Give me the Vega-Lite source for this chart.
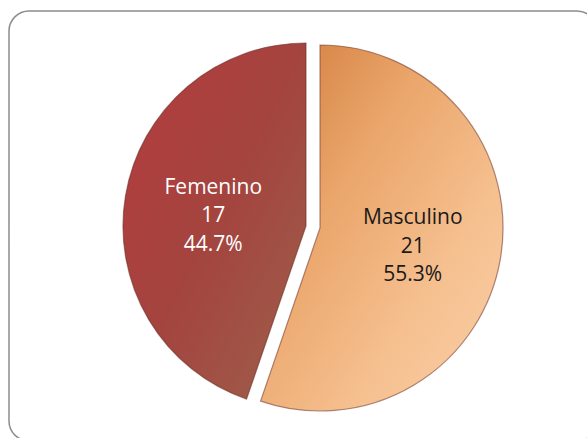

- - - - -

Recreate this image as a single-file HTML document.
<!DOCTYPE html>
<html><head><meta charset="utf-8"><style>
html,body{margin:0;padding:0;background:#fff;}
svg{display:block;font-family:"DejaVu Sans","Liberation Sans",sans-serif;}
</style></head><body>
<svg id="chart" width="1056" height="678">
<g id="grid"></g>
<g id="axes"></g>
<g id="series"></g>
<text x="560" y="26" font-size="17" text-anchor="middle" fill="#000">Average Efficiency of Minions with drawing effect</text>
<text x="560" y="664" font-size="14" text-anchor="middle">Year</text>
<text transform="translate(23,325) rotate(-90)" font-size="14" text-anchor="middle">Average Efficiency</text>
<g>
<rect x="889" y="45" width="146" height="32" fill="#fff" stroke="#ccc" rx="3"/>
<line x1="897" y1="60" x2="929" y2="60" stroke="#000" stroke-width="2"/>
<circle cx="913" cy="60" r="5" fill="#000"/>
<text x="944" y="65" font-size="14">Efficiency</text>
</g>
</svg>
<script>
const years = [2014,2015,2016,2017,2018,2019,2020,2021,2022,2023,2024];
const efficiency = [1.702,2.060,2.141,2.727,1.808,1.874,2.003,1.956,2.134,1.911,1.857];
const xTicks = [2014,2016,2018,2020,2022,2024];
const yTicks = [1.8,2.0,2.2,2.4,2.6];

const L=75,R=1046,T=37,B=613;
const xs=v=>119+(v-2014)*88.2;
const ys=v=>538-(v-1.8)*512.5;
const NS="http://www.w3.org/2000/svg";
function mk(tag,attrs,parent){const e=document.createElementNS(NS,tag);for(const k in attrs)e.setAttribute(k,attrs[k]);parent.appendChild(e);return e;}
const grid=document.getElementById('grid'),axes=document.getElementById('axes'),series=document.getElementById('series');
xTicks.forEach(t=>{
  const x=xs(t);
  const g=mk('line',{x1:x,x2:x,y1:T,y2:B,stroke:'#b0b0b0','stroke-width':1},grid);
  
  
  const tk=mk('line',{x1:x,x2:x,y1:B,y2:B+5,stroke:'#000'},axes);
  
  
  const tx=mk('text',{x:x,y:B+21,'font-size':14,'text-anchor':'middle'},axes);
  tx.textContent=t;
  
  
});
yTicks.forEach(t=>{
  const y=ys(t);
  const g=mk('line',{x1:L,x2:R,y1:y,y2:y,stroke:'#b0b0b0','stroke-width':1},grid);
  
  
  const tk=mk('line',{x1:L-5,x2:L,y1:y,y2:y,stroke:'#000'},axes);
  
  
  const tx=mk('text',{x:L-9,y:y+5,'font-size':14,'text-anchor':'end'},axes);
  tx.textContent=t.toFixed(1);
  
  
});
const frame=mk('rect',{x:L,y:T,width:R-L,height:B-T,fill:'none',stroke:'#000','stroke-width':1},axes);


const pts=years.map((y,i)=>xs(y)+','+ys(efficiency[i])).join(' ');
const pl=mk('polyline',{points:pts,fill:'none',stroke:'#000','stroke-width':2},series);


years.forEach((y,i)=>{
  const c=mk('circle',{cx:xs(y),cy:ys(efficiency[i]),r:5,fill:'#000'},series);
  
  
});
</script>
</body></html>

- - - - -

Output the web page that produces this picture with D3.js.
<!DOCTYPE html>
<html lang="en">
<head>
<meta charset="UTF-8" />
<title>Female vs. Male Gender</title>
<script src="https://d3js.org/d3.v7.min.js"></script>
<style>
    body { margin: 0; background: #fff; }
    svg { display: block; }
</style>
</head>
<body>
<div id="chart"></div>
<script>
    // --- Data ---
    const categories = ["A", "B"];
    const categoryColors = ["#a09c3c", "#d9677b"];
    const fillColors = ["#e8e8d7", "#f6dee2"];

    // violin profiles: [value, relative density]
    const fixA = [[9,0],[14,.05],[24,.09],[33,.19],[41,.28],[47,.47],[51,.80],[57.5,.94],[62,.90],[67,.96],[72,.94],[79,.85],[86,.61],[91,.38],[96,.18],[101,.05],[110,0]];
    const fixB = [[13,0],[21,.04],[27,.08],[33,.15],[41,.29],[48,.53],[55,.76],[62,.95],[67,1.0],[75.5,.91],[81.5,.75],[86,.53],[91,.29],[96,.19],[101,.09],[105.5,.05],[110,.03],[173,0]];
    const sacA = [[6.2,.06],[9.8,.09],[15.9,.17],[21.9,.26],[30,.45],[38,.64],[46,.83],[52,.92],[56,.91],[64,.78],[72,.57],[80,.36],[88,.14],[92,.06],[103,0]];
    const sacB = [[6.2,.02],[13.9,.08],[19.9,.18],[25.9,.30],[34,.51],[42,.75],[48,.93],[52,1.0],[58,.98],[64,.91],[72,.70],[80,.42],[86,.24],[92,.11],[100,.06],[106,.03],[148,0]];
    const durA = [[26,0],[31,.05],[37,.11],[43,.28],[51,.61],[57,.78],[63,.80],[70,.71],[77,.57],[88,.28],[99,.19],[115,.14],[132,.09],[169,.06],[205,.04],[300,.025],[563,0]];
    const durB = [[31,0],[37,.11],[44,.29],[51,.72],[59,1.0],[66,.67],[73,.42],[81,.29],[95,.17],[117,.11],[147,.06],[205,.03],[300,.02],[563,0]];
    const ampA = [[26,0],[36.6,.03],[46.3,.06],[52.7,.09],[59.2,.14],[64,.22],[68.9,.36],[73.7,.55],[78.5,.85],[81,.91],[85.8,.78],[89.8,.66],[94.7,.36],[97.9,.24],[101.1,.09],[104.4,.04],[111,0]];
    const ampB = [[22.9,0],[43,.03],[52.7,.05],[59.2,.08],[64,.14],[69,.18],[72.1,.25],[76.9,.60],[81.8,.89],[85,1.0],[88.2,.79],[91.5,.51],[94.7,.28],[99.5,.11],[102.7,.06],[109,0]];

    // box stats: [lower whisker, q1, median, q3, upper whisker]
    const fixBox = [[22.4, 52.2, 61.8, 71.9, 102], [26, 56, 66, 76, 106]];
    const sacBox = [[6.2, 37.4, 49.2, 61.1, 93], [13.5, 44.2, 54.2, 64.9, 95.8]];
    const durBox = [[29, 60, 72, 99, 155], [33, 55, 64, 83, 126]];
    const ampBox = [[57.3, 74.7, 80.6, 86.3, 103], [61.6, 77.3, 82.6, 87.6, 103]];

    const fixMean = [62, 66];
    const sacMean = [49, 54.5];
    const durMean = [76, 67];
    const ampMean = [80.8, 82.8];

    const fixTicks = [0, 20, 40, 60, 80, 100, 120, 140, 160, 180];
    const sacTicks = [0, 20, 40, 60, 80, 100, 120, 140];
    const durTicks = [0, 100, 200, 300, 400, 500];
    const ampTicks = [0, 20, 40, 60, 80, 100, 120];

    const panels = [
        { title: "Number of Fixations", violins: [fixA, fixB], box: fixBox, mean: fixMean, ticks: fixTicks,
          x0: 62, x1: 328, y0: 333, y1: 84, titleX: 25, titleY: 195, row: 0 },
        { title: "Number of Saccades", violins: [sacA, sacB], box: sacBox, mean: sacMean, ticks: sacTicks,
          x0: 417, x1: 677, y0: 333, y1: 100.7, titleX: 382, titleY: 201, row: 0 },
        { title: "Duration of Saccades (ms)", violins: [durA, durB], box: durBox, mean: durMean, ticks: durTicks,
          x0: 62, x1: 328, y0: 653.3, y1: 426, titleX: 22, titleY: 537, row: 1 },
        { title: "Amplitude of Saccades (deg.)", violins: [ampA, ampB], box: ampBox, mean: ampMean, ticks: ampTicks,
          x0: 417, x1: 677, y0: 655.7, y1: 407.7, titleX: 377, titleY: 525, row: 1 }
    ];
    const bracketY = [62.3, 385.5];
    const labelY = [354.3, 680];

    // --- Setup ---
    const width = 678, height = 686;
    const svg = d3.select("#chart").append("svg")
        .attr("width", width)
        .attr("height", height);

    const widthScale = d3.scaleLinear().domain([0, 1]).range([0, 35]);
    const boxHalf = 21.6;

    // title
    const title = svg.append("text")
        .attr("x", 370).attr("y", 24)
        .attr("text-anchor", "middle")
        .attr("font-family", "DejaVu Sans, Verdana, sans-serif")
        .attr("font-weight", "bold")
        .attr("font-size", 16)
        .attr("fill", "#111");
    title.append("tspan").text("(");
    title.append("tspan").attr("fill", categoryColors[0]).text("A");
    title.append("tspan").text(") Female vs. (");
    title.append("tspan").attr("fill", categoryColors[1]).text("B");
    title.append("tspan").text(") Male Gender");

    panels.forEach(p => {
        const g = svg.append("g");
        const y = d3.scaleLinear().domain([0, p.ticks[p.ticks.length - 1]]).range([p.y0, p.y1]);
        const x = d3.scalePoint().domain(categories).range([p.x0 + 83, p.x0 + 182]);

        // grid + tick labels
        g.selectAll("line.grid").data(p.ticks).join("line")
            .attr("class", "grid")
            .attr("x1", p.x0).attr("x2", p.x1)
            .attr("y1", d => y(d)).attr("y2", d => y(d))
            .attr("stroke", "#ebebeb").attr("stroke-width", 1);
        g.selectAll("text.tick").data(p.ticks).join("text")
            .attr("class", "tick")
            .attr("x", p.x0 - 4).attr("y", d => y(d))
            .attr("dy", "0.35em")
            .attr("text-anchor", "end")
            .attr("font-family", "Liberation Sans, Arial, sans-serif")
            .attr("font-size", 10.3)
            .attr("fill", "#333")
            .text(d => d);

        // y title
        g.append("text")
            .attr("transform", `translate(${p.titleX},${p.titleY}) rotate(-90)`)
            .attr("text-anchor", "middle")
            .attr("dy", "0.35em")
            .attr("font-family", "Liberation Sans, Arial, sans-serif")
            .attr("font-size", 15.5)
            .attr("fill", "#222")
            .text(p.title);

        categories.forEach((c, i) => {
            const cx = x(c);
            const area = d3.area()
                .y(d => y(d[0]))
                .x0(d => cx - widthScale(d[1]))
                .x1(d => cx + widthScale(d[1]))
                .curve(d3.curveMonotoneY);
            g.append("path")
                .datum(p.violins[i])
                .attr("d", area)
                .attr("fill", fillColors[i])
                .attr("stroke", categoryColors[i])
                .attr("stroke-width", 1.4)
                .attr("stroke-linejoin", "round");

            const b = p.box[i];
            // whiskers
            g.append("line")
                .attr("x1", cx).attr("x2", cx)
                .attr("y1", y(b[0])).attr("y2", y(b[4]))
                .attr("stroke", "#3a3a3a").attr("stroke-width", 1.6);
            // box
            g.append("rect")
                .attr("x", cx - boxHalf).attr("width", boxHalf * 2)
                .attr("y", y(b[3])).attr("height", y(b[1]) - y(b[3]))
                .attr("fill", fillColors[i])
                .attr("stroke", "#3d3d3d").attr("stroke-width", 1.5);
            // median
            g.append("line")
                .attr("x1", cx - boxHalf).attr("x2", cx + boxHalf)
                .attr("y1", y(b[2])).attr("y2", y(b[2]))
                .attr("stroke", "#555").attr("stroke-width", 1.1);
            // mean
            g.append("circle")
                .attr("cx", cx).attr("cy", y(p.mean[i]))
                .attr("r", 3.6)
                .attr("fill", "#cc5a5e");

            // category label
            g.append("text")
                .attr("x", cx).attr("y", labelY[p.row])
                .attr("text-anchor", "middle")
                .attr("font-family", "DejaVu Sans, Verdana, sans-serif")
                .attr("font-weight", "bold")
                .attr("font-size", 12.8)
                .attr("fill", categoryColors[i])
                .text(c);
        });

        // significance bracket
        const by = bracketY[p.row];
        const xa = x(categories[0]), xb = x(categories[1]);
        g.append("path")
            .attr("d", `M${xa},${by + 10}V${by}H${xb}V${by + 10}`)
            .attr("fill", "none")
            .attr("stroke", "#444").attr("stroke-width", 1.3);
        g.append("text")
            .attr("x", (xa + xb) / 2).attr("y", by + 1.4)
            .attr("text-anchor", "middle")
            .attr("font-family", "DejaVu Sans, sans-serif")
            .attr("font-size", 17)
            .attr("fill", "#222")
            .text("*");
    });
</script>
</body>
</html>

- - - - -

* [PROMPT] Filter the listing above for the string "document" and copy every matching line.

* [FINISHED ANSWER]
Recreate this image as a single-file HTML document.
function mk(tag,attrs,parent){const e=document.createElementNS(NS,tag);for(const k in attrs)e.setAttribute(k,attrs[k]);parent.appendChild(e);return e;}
const grid=document.getElementById('grid'),axes=document.getElementById('axes'),series=document.getElementById('series');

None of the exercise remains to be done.